Since you mention gathers, vgatherdps itself is not write-only on its destination; it merges according to the mask vector. So if you gather into the same register repeatedly in a loop (say ymm0), you might want to vpxor xmm0,xmm0,xmm0 to break the dependency.

But you may not need to; on Intel CPUs the actual loads of gather elements can start even if the read-write destination register isn't "ready" yet as an input. https://uops.info/ measured the latency from operand 1 to operand 1 on Skylake at 1 cycle latency. (At least when the mask is all-ones; that could possibly be special-cased for the non-faulting case).

So vgatherdps ymm0, [rdi+ymm5*4], ymm1 can write ymm0 in the cycle after ymm0 becomes ready (if ymm5 and ymm1, and the pointed-to memory, were ready 22 cycles earlier). (Gather throughput is worse than that; they measure that by using a chain of instructions like 10x vshufpd ymm0, ymm0, ymm0, 0, as you can see in Experiment 2 and 3 in that link.)

However, things aren't so great on Zen3, for example. vgatherdps ymm on Zen 3 has latency from operand 1 -> 1 of 8 cycles. But that's still a lot shorter than the 28 cycle latency from index vector ready -> destination vector ready. (2 -> 1)

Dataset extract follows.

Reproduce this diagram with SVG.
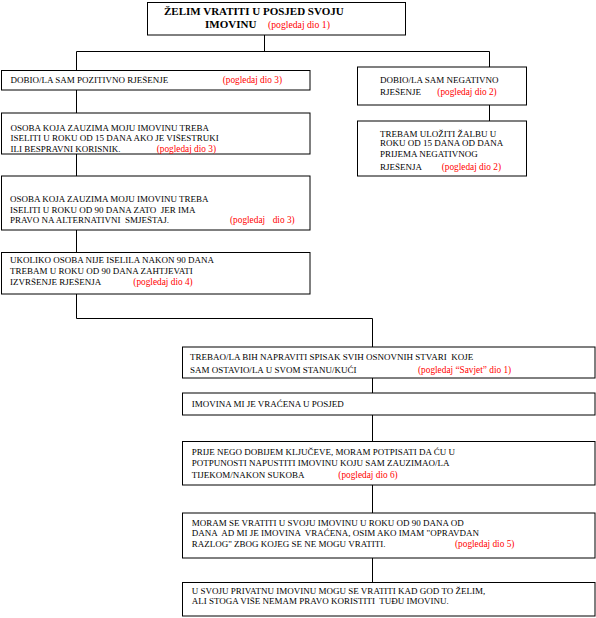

(For normal gathers with the mask vector set to all-ones, you'd use vpcmpeqd ymm1, ymm1, ymm1. It's recognized as independent of the previous value, like an xor-zeroing idiom, so it does count as write-only even though you're using an instruction that looks like it would actually read and compare. That means you're already breaking the dep chain involving the mask vector. Interestingly on Skylake, there's 0 cycle latency from mask input to output if you do intentionally avoid breaking the dependency. See the 3->1 section on the uops.info Skylake latency page. Presumably gathers work like vpxor-zeroing for the mask, only doing it differently if there's a page fault (or other fault) on an element.)